INFORMATION PROVIDED >>
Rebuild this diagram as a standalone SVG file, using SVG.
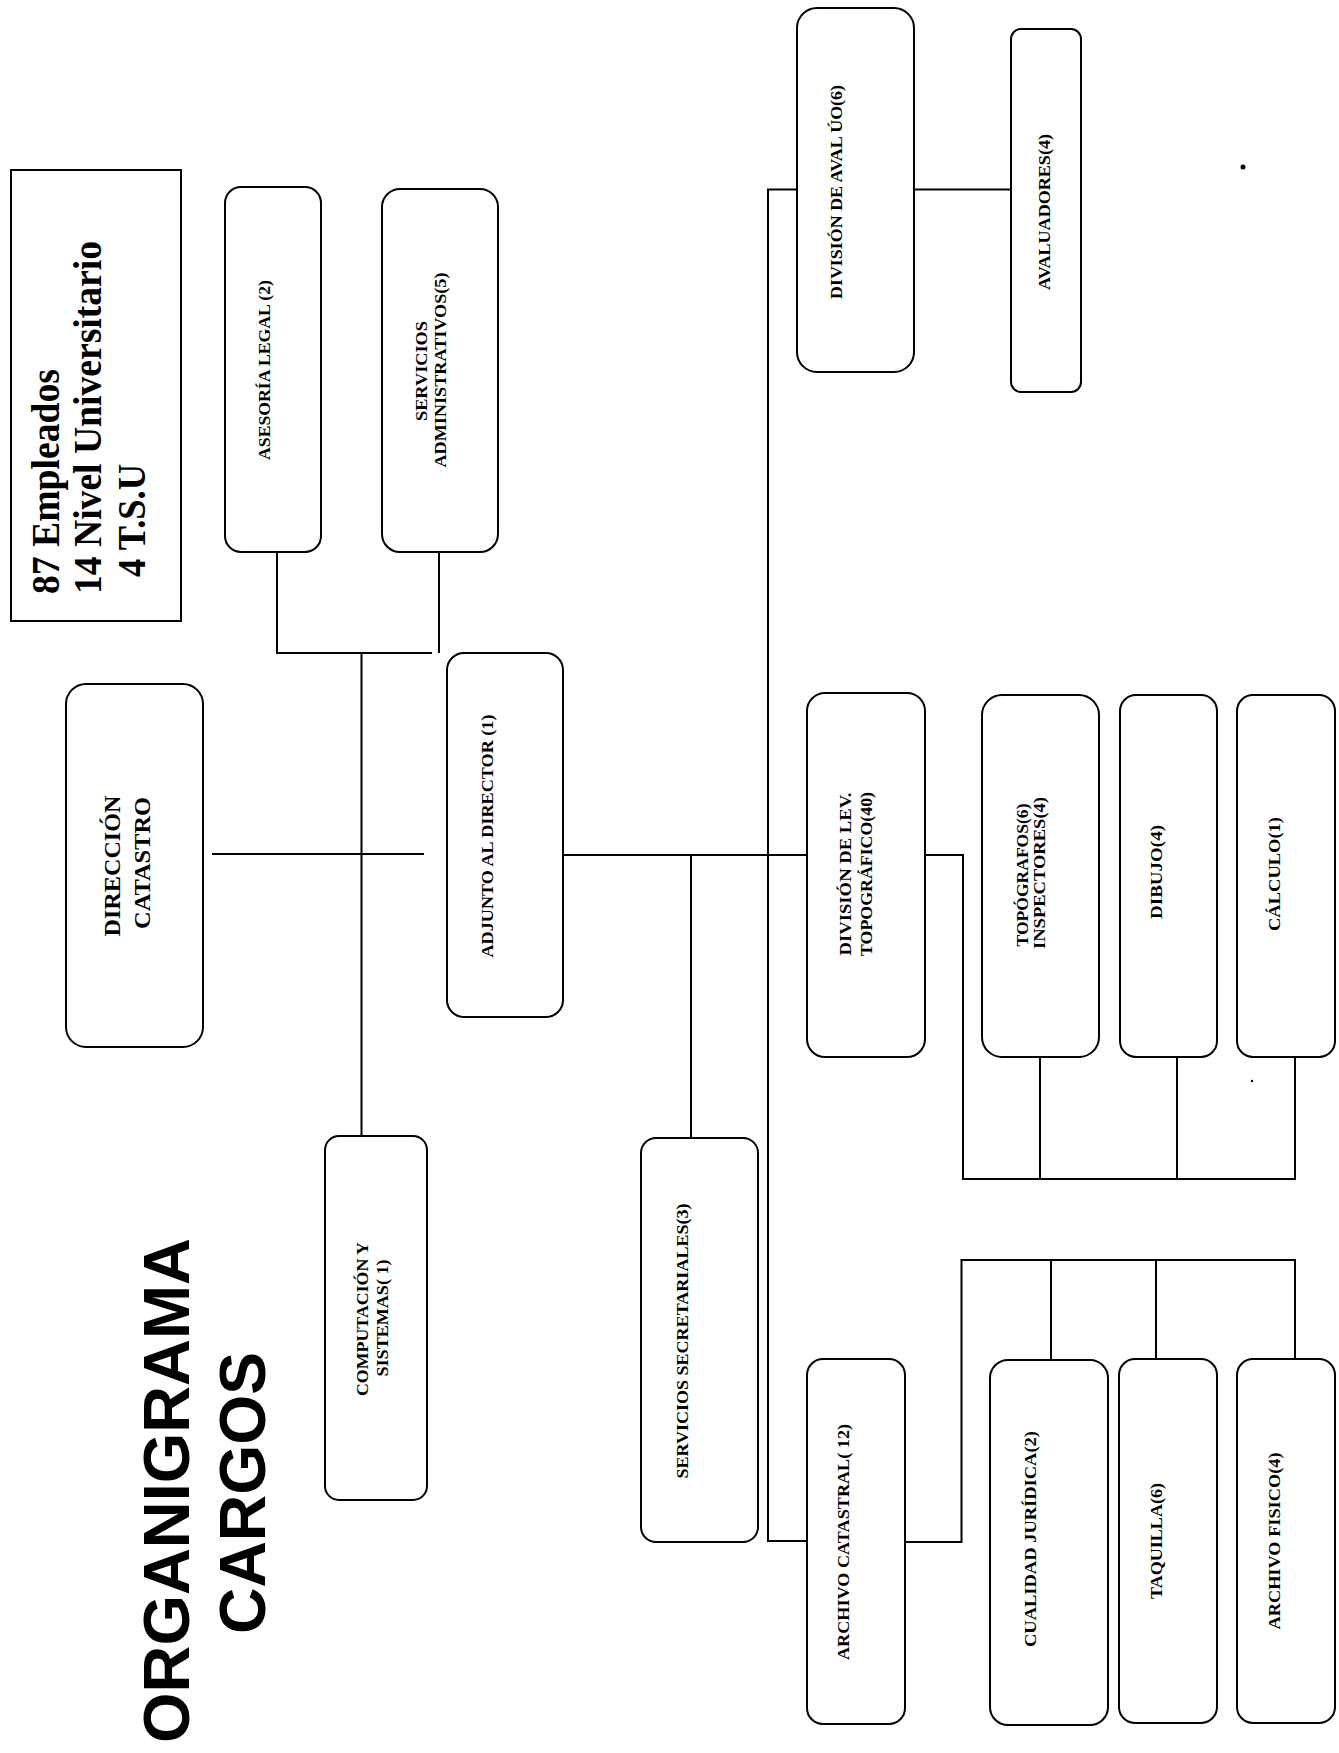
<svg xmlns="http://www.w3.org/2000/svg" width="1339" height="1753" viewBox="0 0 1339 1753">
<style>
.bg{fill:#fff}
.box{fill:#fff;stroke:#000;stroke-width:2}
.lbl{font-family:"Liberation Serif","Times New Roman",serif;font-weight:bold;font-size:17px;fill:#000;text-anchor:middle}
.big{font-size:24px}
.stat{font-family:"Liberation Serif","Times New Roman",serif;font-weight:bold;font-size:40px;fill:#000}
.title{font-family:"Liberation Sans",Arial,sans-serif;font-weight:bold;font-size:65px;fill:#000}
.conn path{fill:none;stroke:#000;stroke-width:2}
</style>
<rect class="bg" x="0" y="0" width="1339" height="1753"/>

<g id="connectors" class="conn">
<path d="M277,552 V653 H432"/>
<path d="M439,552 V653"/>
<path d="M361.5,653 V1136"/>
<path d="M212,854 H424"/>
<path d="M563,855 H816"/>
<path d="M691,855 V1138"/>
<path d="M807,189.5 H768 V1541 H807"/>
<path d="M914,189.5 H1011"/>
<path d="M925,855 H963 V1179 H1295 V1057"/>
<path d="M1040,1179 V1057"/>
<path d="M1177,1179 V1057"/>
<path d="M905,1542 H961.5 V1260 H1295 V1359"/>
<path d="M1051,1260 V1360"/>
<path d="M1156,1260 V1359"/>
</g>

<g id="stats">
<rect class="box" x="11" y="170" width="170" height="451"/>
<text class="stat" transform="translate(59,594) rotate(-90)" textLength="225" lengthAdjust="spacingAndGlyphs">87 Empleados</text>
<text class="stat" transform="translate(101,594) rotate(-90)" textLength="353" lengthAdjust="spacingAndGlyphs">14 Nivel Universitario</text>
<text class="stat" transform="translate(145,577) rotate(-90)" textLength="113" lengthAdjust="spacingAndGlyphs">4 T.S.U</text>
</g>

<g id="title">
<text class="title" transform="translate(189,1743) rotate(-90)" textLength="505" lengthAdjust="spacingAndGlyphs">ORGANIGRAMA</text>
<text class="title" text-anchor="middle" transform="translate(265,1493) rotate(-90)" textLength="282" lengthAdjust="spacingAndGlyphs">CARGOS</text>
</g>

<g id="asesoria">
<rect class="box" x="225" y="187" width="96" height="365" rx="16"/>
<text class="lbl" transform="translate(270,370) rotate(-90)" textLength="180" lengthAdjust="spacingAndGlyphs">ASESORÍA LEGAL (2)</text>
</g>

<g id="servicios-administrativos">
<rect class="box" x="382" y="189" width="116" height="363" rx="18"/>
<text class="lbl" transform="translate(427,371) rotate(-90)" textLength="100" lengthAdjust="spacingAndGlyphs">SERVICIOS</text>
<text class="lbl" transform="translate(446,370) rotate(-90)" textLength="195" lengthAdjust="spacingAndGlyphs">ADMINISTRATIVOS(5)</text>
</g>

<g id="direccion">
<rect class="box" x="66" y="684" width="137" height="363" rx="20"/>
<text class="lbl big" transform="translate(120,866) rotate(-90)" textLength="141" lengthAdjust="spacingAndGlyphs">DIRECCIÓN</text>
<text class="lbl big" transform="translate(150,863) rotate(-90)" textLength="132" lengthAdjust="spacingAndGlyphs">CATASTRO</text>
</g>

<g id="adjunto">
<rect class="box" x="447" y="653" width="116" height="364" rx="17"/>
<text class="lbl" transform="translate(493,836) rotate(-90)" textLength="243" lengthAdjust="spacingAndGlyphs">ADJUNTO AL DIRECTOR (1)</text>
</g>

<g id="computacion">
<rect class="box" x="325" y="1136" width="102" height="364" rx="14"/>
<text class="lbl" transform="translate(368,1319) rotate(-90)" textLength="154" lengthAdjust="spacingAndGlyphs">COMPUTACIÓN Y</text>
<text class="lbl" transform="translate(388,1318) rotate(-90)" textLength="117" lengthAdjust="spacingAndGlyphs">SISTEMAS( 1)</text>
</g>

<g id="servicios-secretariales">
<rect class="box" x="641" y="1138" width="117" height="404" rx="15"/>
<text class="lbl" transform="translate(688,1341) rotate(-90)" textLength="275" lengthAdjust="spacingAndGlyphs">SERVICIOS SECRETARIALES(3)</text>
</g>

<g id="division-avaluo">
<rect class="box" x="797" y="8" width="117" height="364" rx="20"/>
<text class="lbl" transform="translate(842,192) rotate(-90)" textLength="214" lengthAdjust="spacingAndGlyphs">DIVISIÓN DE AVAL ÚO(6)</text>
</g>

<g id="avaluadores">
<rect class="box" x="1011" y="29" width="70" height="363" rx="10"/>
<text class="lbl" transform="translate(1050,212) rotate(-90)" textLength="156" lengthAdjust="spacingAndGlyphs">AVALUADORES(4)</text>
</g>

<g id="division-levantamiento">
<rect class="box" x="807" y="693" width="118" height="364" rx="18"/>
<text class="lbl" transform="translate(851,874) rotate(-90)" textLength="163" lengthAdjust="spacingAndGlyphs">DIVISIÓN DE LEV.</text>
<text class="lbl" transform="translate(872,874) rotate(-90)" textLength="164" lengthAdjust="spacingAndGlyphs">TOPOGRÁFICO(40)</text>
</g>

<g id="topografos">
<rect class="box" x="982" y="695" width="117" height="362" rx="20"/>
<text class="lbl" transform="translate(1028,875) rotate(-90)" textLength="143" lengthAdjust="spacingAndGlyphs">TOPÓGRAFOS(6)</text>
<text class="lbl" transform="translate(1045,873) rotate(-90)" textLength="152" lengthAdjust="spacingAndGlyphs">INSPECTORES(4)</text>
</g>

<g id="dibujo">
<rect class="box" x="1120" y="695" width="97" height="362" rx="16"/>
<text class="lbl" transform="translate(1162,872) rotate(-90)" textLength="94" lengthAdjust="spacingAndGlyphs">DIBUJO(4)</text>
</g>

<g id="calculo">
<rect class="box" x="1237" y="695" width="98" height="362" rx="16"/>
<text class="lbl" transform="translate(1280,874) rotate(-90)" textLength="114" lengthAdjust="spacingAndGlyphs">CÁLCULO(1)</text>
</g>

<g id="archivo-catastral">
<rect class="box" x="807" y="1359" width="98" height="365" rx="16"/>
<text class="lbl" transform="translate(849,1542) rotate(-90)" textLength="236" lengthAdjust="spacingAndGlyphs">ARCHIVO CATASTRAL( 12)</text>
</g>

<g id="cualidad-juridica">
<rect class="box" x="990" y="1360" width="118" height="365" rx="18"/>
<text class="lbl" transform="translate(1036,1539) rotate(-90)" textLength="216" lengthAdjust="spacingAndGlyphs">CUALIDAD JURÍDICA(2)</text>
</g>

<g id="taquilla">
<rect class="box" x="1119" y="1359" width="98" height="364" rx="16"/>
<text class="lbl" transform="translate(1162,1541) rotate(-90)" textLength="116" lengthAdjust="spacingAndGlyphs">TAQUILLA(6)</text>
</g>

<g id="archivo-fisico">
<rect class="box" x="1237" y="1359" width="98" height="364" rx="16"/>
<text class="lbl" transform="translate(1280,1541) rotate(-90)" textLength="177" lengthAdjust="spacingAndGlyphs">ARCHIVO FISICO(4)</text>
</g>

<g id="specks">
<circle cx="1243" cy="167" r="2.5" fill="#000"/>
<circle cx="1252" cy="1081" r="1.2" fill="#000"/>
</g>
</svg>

PROBLEM DETAILS >>
Output the lines above in full and exactly as given, omitting any pictures.

SOLUTION FOR THIS TASK >>
Rebuild this diagram as a standalone SVG file, using SVG.
<svg xmlns="http://www.w3.org/2000/svg" width="1339" height="1753" viewBox="0 0 1339 1753">
<style>
.bg{fill:#fff}
.box{fill:#fff;stroke:#000;stroke-width:2}
.lbl{font-family:"Liberation Serif","Times New Roman",serif;font-weight:bold;font-size:17px;fill:#000;text-anchor:middle}
.big{font-size:24px}
.stat{font-family:"Liberation Serif","Times New Roman",serif;font-weight:bold;font-size:40px;fill:#000}
.title{font-family:"Liberation Sans",Arial,sans-serif;font-weight:bold;font-size:65px;fill:#000}
.conn path{fill:none;stroke:#000;stroke-width:2}
</style>
<rect class="bg" x="0" y="0" width="1339" height="1753"/>

<g id="connectors" class="conn">
<path d="M277,552 V653 H432"/>
<path d="M439,552 V653"/>
<path d="M361.5,653 V1136"/>
<path d="M212,854 H424"/>
<path d="M563,855 H816"/>
<path d="M691,855 V1138"/>
<path d="M807,189.5 H768 V1541 H807"/>
<path d="M914,189.5 H1011"/>
<path d="M925,855 H963 V1179 H1295 V1057"/>
<path d="M1040,1179 V1057"/>
<path d="M1177,1179 V1057"/>
<path d="M905,1542 H961.5 V1260 H1295 V1359"/>
<path d="M1051,1260 V1360"/>
<path d="M1156,1260 V1359"/>
</g>

<g id="stats">
<rect class="box" x="11" y="170" width="170" height="451"/>
<text class="stat" transform="translate(59,594) rotate(-90)" textLength="225" lengthAdjust="spacingAndGlyphs">87 Empleados</text>
<text class="stat" transform="translate(101,594) rotate(-90)" textLength="353" lengthAdjust="spacingAndGlyphs">14 Nivel Universitario</text>
<text class="stat" transform="translate(145,577) rotate(-90)" textLength="113" lengthAdjust="spacingAndGlyphs">4 T.S.U</text>
</g>

<g id="title">
<text class="title" transform="translate(189,1743) rotate(-90)" textLength="505" lengthAdjust="spacingAndGlyphs">ORGANIGRAMA</text>
<text class="title" text-anchor="middle" transform="translate(265,1493) rotate(-90)" textLength="282" lengthAdjust="spacingAndGlyphs">CARGOS</text>
</g>

<g id="asesoria">
<rect class="box" x="225" y="187" width="96" height="365" rx="16"/>
<text class="lbl" transform="translate(270,370) rotate(-90)" textLength="180" lengthAdjust="spacingAndGlyphs">ASESORÍA LEGAL (2)</text>
</g>

<g id="servicios-administrativos">
<rect class="box" x="382" y="189" width="116" height="363" rx="18"/>
<text class="lbl" transform="translate(427,371) rotate(-90)" textLength="100" lengthAdjust="spacingAndGlyphs">SERVICIOS</text>
<text class="lbl" transform="translate(446,370) rotate(-90)" textLength="195" lengthAdjust="spacingAndGlyphs">ADMINISTRATIVOS(5)</text>
</g>

<g id="direccion">
<rect class="box" x="66" y="684" width="137" height="363" rx="20"/>
<text class="lbl big" transform="translate(120,866) rotate(-90)" textLength="141" lengthAdjust="spacingAndGlyphs">DIRECCIÓN</text>
<text class="lbl big" transform="translate(150,863) rotate(-90)" textLength="132" lengthAdjust="spacingAndGlyphs">CATASTRO</text>
</g>

<g id="adjunto">
<rect class="box" x="447" y="653" width="116" height="364" rx="17"/>
<text class="lbl" transform="translate(493,836) rotate(-90)" textLength="243" lengthAdjust="spacingAndGlyphs">ADJUNTO AL DIRECTOR (1)</text>
</g>

<g id="computacion">
<rect class="box" x="325" y="1136" width="102" height="364" rx="14"/>
<text class="lbl" transform="translate(368,1319) rotate(-90)" textLength="154" lengthAdjust="spacingAndGlyphs">COMPUTACIÓN Y</text>
<text class="lbl" transform="translate(388,1318) rotate(-90)" textLength="117" lengthAdjust="spacingAndGlyphs">SISTEMAS( 1)</text>
</g>

<g id="servicios-secretariales">
<rect class="box" x="641" y="1138" width="117" height="404" rx="15"/>
<text class="lbl" transform="translate(688,1341) rotate(-90)" textLength="275" lengthAdjust="spacingAndGlyphs">SERVICIOS SECRETARIALES(3)</text>
</g>

<g id="division-avaluo">
<rect class="box" x="797" y="8" width="117" height="364" rx="20"/>
<text class="lbl" transform="translate(842,192) rotate(-90)" textLength="214" lengthAdjust="spacingAndGlyphs">DIVISIÓN DE AVAL ÚO(6)</text>
</g>

<g id="avaluadores">
<rect class="box" x="1011" y="29" width="70" height="363" rx="10"/>
<text class="lbl" transform="translate(1050,212) rotate(-90)" textLength="156" lengthAdjust="spacingAndGlyphs">AVALUADORES(4)</text>
</g>

<g id="division-levantamiento">
<rect class="box" x="807" y="693" width="118" height="364" rx="18"/>
<text class="lbl" transform="translate(851,874) rotate(-90)" textLength="163" lengthAdjust="spacingAndGlyphs">DIVISIÓN DE LEV.</text>
<text class="lbl" transform="translate(872,874) rotate(-90)" textLength="164" lengthAdjust="spacingAndGlyphs">TOPOGRÁFICO(40)</text>
</g>

<g id="topografos">
<rect class="box" x="982" y="695" width="117" height="362" rx="20"/>
<text class="lbl" transform="translate(1028,875) rotate(-90)" textLength="143" lengthAdjust="spacingAndGlyphs">TOPÓGRAFOS(6)</text>
<text class="lbl" transform="translate(1045,873) rotate(-90)" textLength="152" lengthAdjust="spacingAndGlyphs">INSPECTORES(4)</text>
</g>

<g id="dibujo">
<rect class="box" x="1120" y="695" width="97" height="362" rx="16"/>
<text class="lbl" transform="translate(1162,872) rotate(-90)" textLength="94" lengthAdjust="spacingAndGlyphs">DIBUJO(4)</text>
</g>

<g id="calculo">
<rect class="box" x="1237" y="695" width="98" height="362" rx="16"/>
<text class="lbl" transform="translate(1280,874) rotate(-90)" textLength="114" lengthAdjust="spacingAndGlyphs">CÁLCULO(1)</text>
</g>

<g id="archivo-catastral">
<rect class="box" x="807" y="1359" width="98" height="365" rx="16"/>
<text class="lbl" transform="translate(849,1542) rotate(-90)" textLength="236" lengthAdjust="spacingAndGlyphs">ARCHIVO CATASTRAL( 12)</text>
</g>

<g id="cualidad-juridica">
<rect class="box" x="990" y="1360" width="118" height="365" rx="18"/>
<text class="lbl" transform="translate(1036,1539) rotate(-90)" textLength="216" lengthAdjust="spacingAndGlyphs">CUALIDAD JURÍDICA(2)</text>
</g>

<g id="taquilla">
<rect class="box" x="1119" y="1359" width="98" height="364" rx="16"/>
<text class="lbl" transform="translate(1162,1541) rotate(-90)" textLength="116" lengthAdjust="spacingAndGlyphs">TAQUILLA(6)</text>
</g>

<g id="archivo-fisico">
<rect class="box" x="1237" y="1359" width="98" height="364" rx="16"/>
<text class="lbl" transform="translate(1280,1541) rotate(-90)" textLength="177" lengthAdjust="spacingAndGlyphs">ARCHIVO FISICO(4)</text>
</g>

<g id="specks">
<circle cx="1243" cy="167" r="2.5" fill="#000"/>
<circle cx="1252" cy="1081" r="1.2" fill="#000"/>
</g>
</svg>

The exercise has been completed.